Outside my window is a winter wonderland of gleaming white. Schools are closed, the buses have stopped running, everything is grinding to a halt in the face of all this innocent-seeming fluffy whiteness.
But a strange thing seems to have happened. Not only has the snow transformed the landscape, it seems to have transformed the people too.
The snow has made us all slow down - it is just not possible to rush around at break neck speed. Suddenly we start to see which of our commitments are really vital and which we can live without. In particular, driving has become so difficult that we have all started walking more: to school (when its open), to the local shops, the local cafe. Life has become simpler and closer to home.

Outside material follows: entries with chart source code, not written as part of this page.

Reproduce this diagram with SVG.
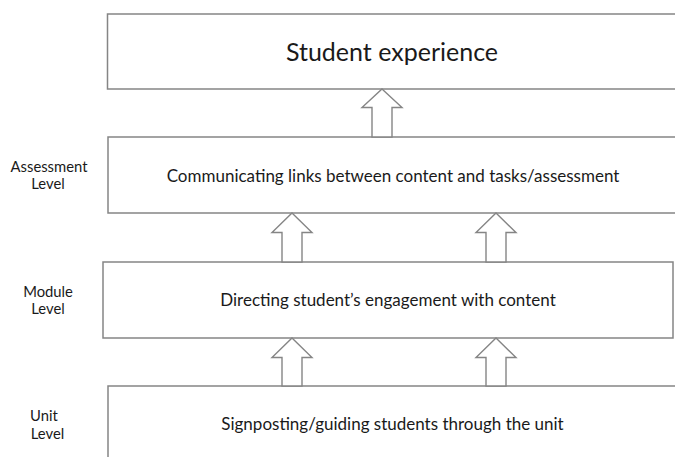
<svg xmlns="http://www.w3.org/2000/svg" width="675" height="457" viewBox="0 0 675 457">
<style>
.box{fill:#fff;stroke:#858585;stroke-width:1.5}
.arr{fill:#fff;stroke:#858585;stroke-width:1.4;stroke-linejoin:miter}
text{font-family:Lato,"Liberation Sans",sans-serif;fill:#1a1a1a;text-anchor:middle}
.t1{font-size:25px}
.t2{font-size:17px}
.lab{font-size:14.8px}
</style>
<rect width="675" height="457" fill="#fff"/>
<g id="student-experience">
<rect class="box" x="107.5" y="14" width="580" height="75"/>
<text class="t1" x="392" y="61">Student experience</text>
</g>
<g id="assessment-level">
<rect class="box" x="108" y="137" width="580" height="76"/>
<text class="t2" x="393" y="181.5">Communicating links between content and tasks/assessment</text>
<text class="lab" x="49" y="171.5">Assessment</text>
<text class="lab" x="48" y="189">Level</text>
</g>
<g id="module-level">
<rect class="box" x="103" y="262" width="570" height="76"/>
<text class="t2" x="388" y="305.5">Directing student’s engagement with content</text>
<text class="lab" x="48" y="297">Module</text>
<text class="lab" x="48" y="314">Level</text>
</g>
<g id="unit-level">
<rect class="box" x="108" y="386" width="580" height="90"/>
<text class="t2" x="392.5" y="430" font-size="16.8">Signposting/guiding students through the unit</text>
<text class="lab" x="44" y="421">Unit</text>
<text class="lab" x="47.5" y="439">Level</text>
</g>
<g id="connectors">
<polygon class="arr" points="382,89 402,107.5 392,107.5 392,137 372,137 372,107.5 362,107.5"/>
<polygon class="arr" points="292,213 312,232.5 302,232.5 302,262 282,262 282,232.5 272,232.5"/>
<polygon class="arr" points="496,213 516,232.5 506,232.5 506,262 486,262 486,232.5 476,232.5"/>
<polygon class="arr" points="292,338 312,357.5 302,357.5 302,386 282,386 282,357.5 272,357.5"/>
<polygon class="arr" points="496,338 516,357.5 506,357.5 506,386 486,386 486,357.5 476,357.5"/>
</g>
</svg>
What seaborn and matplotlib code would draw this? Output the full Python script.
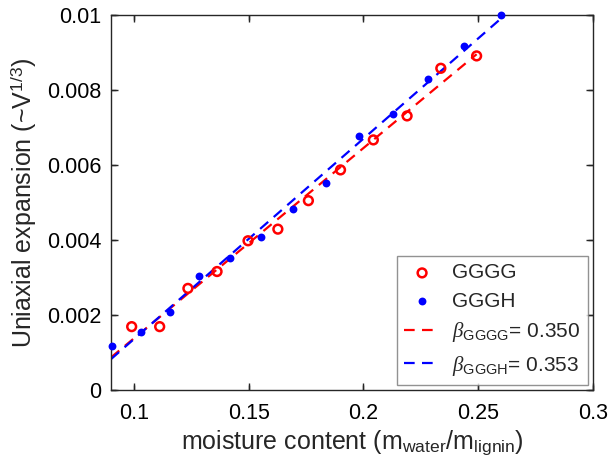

Most noticeably, people have started talking to each other. In the shops, or just passing in the streets we smile, we stop and speak to one another - about the weather, about how we are managing, if anyone needs any help. Neighbours look out for each other, families gather together in front of the fire.
It is not that the snow doesn't have negatives, of course it does: passengers trapped on trains or in their cars, disruption to work, dangerous conditions. But in the face of all these difficulties it seems that we have the ability to pull together and to start to see what is really important.
It makes me wonder whether there isn't a way to try to replicate these feelings, without needing some sort of crisis to bring us to it. As Jan Struther's Mrs Miniver observes "It oughtn't to need a war to make us talk to each other in buses, and invent our own amusements in the evenings, and live simply, and eat sparingly, and recover the use of our legs, and get up early enough to see the sun rise."
So maybe the real challenge for us all is to keep smiling, keep talking, keep walking, when the snow is no longer with us.